Most importantly, it is then held in para 8 that, “In view of the above and for the reasons stated above, the application for divorce filed by the appellant-husband for dissolution of marriage is hereby allowed. The marriage between the appellant-husband and the respondent-wife is ordered to be dissolved in exercise of powers under Article 142 of the Constitution of India on the condition and as agreed by the learned Senior Advocate appearing on behalf of the appellant-husband that the appellant-husband shall pay to the respondent-wife a lump sum permanent alimony, quantified at Rs 20,00,000/- (Rupees Twenty Lakhs) to be paid directly to the respondent-wife by way of demand draft within a period of eight weeks from today.

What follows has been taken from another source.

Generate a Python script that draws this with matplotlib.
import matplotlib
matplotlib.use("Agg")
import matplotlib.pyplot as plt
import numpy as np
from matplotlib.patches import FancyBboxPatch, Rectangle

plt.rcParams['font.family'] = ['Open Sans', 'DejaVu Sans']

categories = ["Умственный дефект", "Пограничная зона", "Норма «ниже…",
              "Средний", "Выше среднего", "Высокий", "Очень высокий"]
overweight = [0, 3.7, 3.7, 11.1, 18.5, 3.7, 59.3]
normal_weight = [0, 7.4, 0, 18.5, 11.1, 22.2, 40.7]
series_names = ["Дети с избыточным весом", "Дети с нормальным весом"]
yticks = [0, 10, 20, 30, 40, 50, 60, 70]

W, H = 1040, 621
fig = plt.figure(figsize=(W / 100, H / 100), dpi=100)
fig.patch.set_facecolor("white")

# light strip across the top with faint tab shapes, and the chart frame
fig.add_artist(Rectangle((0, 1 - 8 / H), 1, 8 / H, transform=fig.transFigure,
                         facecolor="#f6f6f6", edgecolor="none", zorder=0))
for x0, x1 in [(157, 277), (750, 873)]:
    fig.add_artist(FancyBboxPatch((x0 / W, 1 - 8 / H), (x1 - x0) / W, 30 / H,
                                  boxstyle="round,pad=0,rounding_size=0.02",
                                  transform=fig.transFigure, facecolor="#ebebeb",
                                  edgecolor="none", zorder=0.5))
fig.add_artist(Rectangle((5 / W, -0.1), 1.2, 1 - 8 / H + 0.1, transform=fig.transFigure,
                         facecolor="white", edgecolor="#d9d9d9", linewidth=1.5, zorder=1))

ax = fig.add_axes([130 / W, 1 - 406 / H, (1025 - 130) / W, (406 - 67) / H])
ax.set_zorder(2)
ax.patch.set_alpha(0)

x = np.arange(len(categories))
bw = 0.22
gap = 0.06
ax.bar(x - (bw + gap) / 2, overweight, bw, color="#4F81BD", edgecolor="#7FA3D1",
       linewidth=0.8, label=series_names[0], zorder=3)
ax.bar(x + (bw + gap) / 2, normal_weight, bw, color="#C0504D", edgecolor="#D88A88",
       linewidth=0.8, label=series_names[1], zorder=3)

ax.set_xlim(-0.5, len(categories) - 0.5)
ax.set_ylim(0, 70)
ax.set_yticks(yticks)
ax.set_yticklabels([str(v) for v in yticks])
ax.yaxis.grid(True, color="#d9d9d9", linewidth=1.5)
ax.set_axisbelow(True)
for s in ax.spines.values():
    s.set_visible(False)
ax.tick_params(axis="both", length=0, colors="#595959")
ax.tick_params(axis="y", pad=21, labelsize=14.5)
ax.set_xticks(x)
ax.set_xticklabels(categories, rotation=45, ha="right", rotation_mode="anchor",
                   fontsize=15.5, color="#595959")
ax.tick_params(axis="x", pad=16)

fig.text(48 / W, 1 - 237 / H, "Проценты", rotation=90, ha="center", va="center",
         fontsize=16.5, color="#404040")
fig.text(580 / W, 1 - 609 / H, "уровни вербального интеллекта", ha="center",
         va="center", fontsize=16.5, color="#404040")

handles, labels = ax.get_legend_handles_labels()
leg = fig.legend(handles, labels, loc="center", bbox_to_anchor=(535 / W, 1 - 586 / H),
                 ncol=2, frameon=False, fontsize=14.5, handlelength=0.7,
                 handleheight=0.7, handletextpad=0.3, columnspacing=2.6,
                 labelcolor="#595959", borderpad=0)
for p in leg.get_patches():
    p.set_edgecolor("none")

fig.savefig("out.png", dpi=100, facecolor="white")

Till the permanent alimony as above is paid to the respondent-wife, the appellant-husband to continue to pay the maintenance as being paid to her.” Lastly, it is then held in para 9 that, “The appeal is allowed in the aforesaid terms. No costs.”

In summary, it may well be said that the Apex Court has once again reiterated that the inherent powers under Article 142 of the Constitution can be invoked to dissolve marriage which has broken down irretrievably. There is no point in continuing a marriage which has broken down irretrievably. The best option in such cases is to allow the parties to separate from each other and this is what has been allowed by the top court in this leading case also even though the facts of the case do not provide a ground in law on which the divorce could be granted! No denying it!